Question

A 20 m deep well with diameter 7 m is dug and the earth from digging is evenly spread out to form a platform 22 m by 14 m. Find the height of the platform.

Answer 1

Hint: Find the volume of well by using \[{{V}_{C}}=\pi {{r}^{2}}h\] and find the volume of the platform by using \[{{V}_{d}}=L\times B\times H\]. Then we know that the volume will remain constant, so equate the volume of the well and platform to get the height of the platform.

Complete step by step solution:
Here, we are given that a 20m deep well with diameter 7m is dug and the earth from digging it is evenly spread out to form a platform 22m by 14m. We have to find the height of this platform.
Before proceeding with the question, we must know that when one object of a particular shape is converted into other object/objects of the same or different shape, then volume always remains constant. That is, the volume of the object before and after the conversion would be the same. While the other quantities such as surface area, length, breadth, radius, etc. could change.
Now we know that well is cylindrical and earth from digging it is spread to form a platform of cuboidal shape. So, indirectly we can say that the cylindrical shape of the well is converted into the cuboidal shape of the platform, so the volume will remain constant. We can consider the figure as below,

We know that volume of the cylinder \[\left( {{V}_{C}} \right)=\pi {{r}^{2}}h\] where r is the radius of cylinder and h is the height of the cylinder. We are given that \[\text{radius = }\left( \dfrac{\text{Diameter}}{2} \right)\] of well is \[\dfrac{7}{2}=3.5m\] and the height of the well is 20 m. By substituting the values of r and h in the equation of volume of cylinder, we get
The volume of a cylindrical well \[=\pi {{\left( \dfrac{7}{2} \right)}^{2}}\left( 20 \right)\]
\[\begin{align}
  & =\pi \times \dfrac{49}{4}\times 20 \\
 & =245\pi \text{ c}{{\text{m}}^{3}} \\
\end{align}\]
We also know that volume of cuboid \[\left( {{V}_{D}} \right)=L\times B\times H\] where L, B and H are the length, breadth and height of the cuboid respectively. We are given that L = 22m and B = 14m for the platform. By substituting these values in the volume of a cuboid, we get,
The volume of cuboidal platform \[=22\times 14\times H=308\times H\text{ c}{{\text{m}}^{3}}\]
Now, we know that volume of well is equal to the volume of the platform. So, we get,
The volume of cylindrical well = Volume of cuboidal platform. By substituting the values of LHS and RHS, we get,
\[245\pi =308\times H\]
By substituting \[\pi =\dfrac{22}{7}\], we get,
\[245\times \dfrac{22}{7}=308\times H\]
By dividing by 308 on both sides, we get
\[\Rightarrow H=\dfrac{245\times 22}{7\times 308}\]
\[\Rightarrow H=\dfrac{5}{2}=2.5m\]
So, we get the height of the platform as 2.5m.

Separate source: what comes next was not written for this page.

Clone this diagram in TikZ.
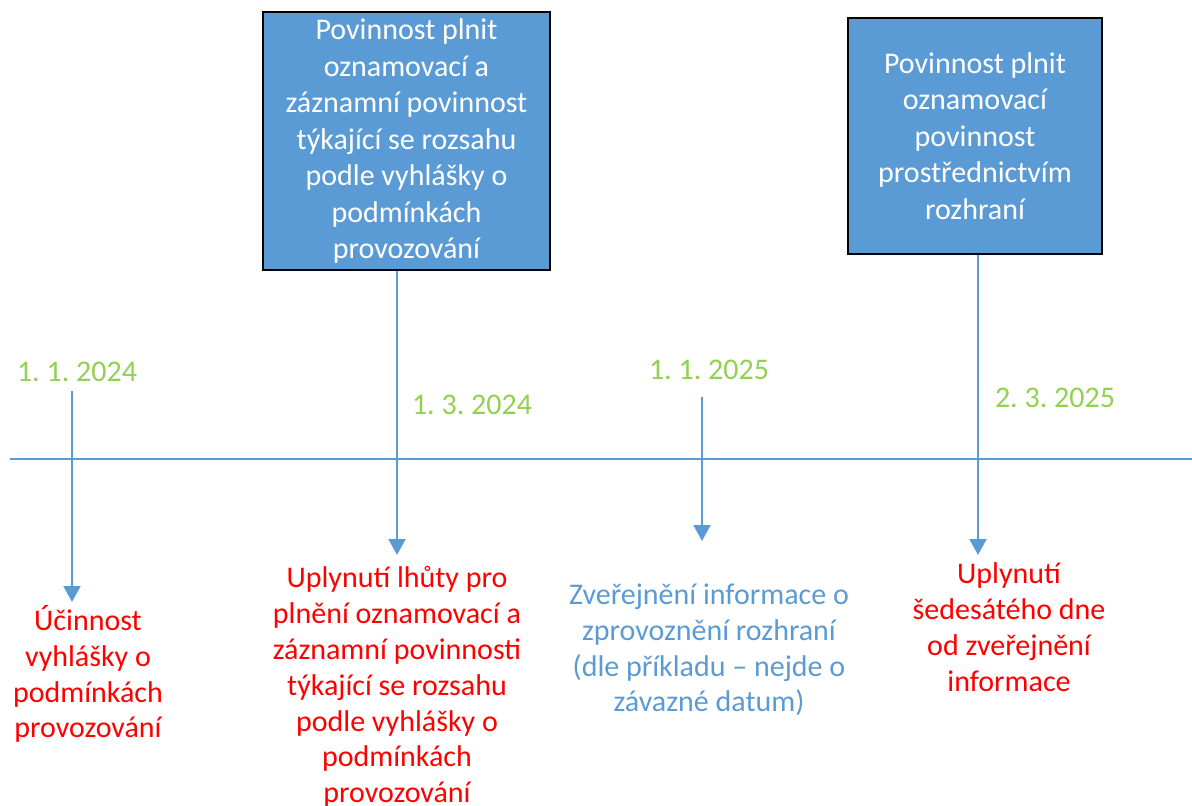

Note: Students often make this mistake of using the formulas of volume, area, etc. without properly looking whether the radius or diameter is given in the question. They must properly read and if the diameter is given, first convert it into radius and then only put it into the formula to get the desired value. Also, students must remember that whenever any 3-dimensional object is converted into another, then volume always remains constant.